Senator: I Told You So! NYC Campaign Cash $candal

NEW YORK, NY – The New York Times printed a blockbuster article yesterday that confirms federal prosecutors are investigating a situation Senator Terrence Murphy first uncovered in 2014 in a story by reporter Bryan Fumagalli. Today Murphy continued his call for ethics and campaign finance reform, encouraged by news of United States Attorney Preet Bharara launching the criminal investigation into the unsolicited campaign donations to the Putnam County Democratic Committee orchestrated by New York City Mayor Bill de Blasio.

“We called this two years ago, and said to follow the money down the Saw Mill Parkway right to Gracie Mansion,” Senator Murphy said. “We knew this was a problem. To the U.S. Attorney, we appreciate all your efforts, we were the target of this and it was disgusting what happened.”

Murphy is the state senator who first drew attention to the matter of the straw donors, some of whom were seeking government contracts, who funneled money to his campaign opponent far in excess of legal contribution limits through the use of a ghost committee.

While the local Journal News ignored the story at the time and has yet to report it, in October 2014, in a series of front page articles, the Daily News revealed that Mayor de Blasio had pressured his own campaign contributors, several of whom had contracts pending before the city, to make donations to upstate Democratic State Senate candidates.

The articles revealed how the contributions were funneled through political parties in order to evade campaign contribution limits and made at least one donor feel  “uncomfortable.”

One donor “was not known to contribute to New York political campaigns, but shortly after his school-bus company’s workers got a chunk of $42 million from the de Blasio administration, he sent $100,000 to aid one of the mayor’s pet causes: state Senate Democrats,” wrote Crain’s New York Business. A New York Times expose from March 2016 further uncovered that the bus company later received public funds to raise its workers’ wages from a grant program created by de Blasio.

The follow-up in the Times reveals the federal corruption investigation has now expanded to include the 2014 Senate campaigns. The recipients of the cash as well as the intermediaries who facilitated the structuring of the cash have been subpoenaed, according to accounts published today.

After having raised less than $10,000 in ten years, in one instance, the Putnam County Democratic Committee, took in over $671,000 in donations in October 2014, including $100,000 from the bus contractor, and contributions of $10,000 to $100,000 from groups that received millions in city contracts and also gave to the de Blasio campaign’s charities that are currently under federal investigation.

That same month, Jonathan Viguers, an aide from the Mayor’s Office of Community Affairs, took a leave of absence from the de Blasio Administration to run the campaign of Murphy’s opponent, according to the New York Observer. Viguers was later employed in efforts to recruit endorsers for one of the three nonprofits now at the center of the scandal, according to emails obtained by the New York Times.

Another Daily News article in 2014 highlighted local officials’ calls for an investigation into the matter, but the State Board of Elections and its enforcement counsel are still yet to take action or even respond to the complaint.

Meanwhile, the same State Board has been deadlocked on unilaterally closing the so-called LLC loophole, even as it has failed to investigate the original complaints about de Blasio’s fundraising, which could have been seen as red flags in light of the current federal investigation.
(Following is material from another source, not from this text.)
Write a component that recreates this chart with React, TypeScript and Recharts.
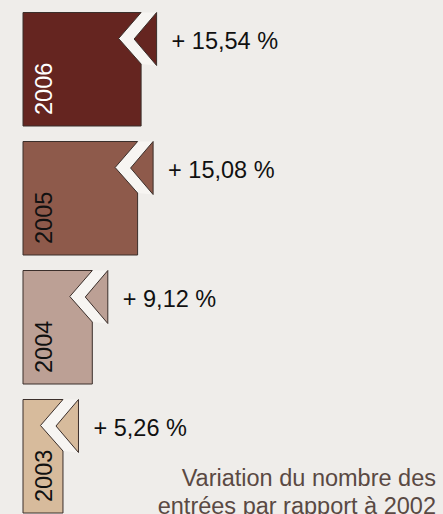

The massive straw donor contributions arranged by de Blasio would not be affected by closing the loophole, either.

“The LLC loophole is a straw man argument for straw donors, the real problem is that the self-dealing has to end,” Senator Murphy said. “No one should be misusing their office for personal gain. We have an obligation to do the right thing and as a member of the ethics committee, this isn’t about political posturing, it is about improving behavior to put the public interest ahead of self-interest, which is where it should be.”